『iModeの着地点』に示した視点はかなり夢想的な話かも知れない。以下に逆に単純に技術的な視点を示そう。
Keywords: [ iMode ]
制限の強いユーザインタフェイスをもった情報端末についての僕の思考は、その逆のインタフェイスが出発点になっている。パソコンと言うメディアリッチな端末についてである。短絡的な解釈では、将来の端末はこうした表現力とインタフェイスを持ったものになるのではないかと考えがちだ。だがそんなはずはないと僕は考えている。
例えばSHARPだっただろうか、固定電話機に液晶板とタッチパネルによるWebブラウザをつけた製品があった。これが将来の端末機の姿かというと、僕にはとてもそうは思えない。そして予想通り、この製品は消えてしまった。
僕の目から見て、フルスペックのWebはパソコンのような自由度の高い環境でのみ実行され得るアプリケーションだ。多様なWeb制作者は表現側の自由度の高さを強く意識している。
電話機に要求できる表現力がそれほど自由度の高いものでない限り、フルスペックのWebを電話機で処理させるのは使いにくさを生むだけのことだ。同じ不自由さはSEGA SaturnなどのゲームマシンによるWebブラウザで容易に体験できるだろう。それはCPU速度が遅いとか画面が小さいと言ったリソース的な問題とは別次元に原因がある。つまり重要なことはターゲットにあわせたアプリケーションの作り込みなのだ。

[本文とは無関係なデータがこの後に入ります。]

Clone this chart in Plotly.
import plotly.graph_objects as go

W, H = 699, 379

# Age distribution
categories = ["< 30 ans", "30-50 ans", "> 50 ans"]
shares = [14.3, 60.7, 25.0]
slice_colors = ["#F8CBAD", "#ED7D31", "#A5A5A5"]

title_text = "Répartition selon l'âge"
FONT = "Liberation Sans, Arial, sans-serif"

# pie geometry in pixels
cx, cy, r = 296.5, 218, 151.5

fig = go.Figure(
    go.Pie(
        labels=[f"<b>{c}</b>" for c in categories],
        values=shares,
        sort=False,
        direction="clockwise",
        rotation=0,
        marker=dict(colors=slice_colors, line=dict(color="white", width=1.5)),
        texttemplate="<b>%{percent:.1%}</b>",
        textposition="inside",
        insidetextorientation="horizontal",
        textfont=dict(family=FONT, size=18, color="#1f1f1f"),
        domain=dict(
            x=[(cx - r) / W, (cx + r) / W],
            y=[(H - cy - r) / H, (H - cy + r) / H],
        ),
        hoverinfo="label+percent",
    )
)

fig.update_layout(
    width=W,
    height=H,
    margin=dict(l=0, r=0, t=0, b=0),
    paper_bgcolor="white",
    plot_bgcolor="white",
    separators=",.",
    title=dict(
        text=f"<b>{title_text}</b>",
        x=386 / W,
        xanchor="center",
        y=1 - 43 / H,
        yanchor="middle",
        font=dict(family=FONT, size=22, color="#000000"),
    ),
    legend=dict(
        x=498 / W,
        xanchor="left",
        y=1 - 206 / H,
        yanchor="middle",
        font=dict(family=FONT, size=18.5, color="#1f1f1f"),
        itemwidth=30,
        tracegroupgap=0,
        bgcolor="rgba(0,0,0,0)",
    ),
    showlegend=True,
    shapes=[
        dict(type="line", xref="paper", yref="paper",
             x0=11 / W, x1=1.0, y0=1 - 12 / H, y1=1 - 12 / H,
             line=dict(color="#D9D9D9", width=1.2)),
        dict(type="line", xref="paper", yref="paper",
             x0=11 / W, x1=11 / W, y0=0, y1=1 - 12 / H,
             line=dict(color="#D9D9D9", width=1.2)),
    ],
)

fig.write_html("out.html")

電話機に要求できる表現力が将来的に非常に自由度の高いものになると考えるのは無茶だと思う。電話機ではない、電話機なみに誰もが使う端末の自由度が、非常に高いものになるとも僕には考えられない。
パソコンですら、その利用者の裾野が広がるに従って、メディアリッチになりながらインタフェイスの自由度が下がる傾向があるではないか。(このユーザインタフェイスの単純化傾向については『より単純に』でまた書くことにする。)
ネットは僕達の身の周りに溢れていくだろう。しかし重要なのはネットの端点に接続される端末だ。ネットが溢れる時には、端末も溢れる。それはどのような姿をしているのだろうか。今僕は一日の多くの時間を、ネットとパソコン端末とともに過ごしている。ネットが町や家庭に溢れるのは歓迎だが、パソコンが溢れるはずはない。
そこでユーザが最も多く向き合う端末とはどのようなものだろうか。iModeのようなものは、どこまで通用するだろうか。
そこに注目したい。
最後に瑣末なことだが、僕はiModeのような電話に結び付いた環境について、音声インタフェイスにも期待している。つまり先に示したように、途中で音声の対話による作業も行なえる。もちろん対話の相手が人間である必要はない。小量の文字列入力ではキーボードに代わって音声入力を利用できる可能性もあるし、最近駅の切符自販機でやっているような「高槻駅から東京までの新幹線、指定席も付けて」というような、選択肢の羅列だけではない操作にも使えるだろう。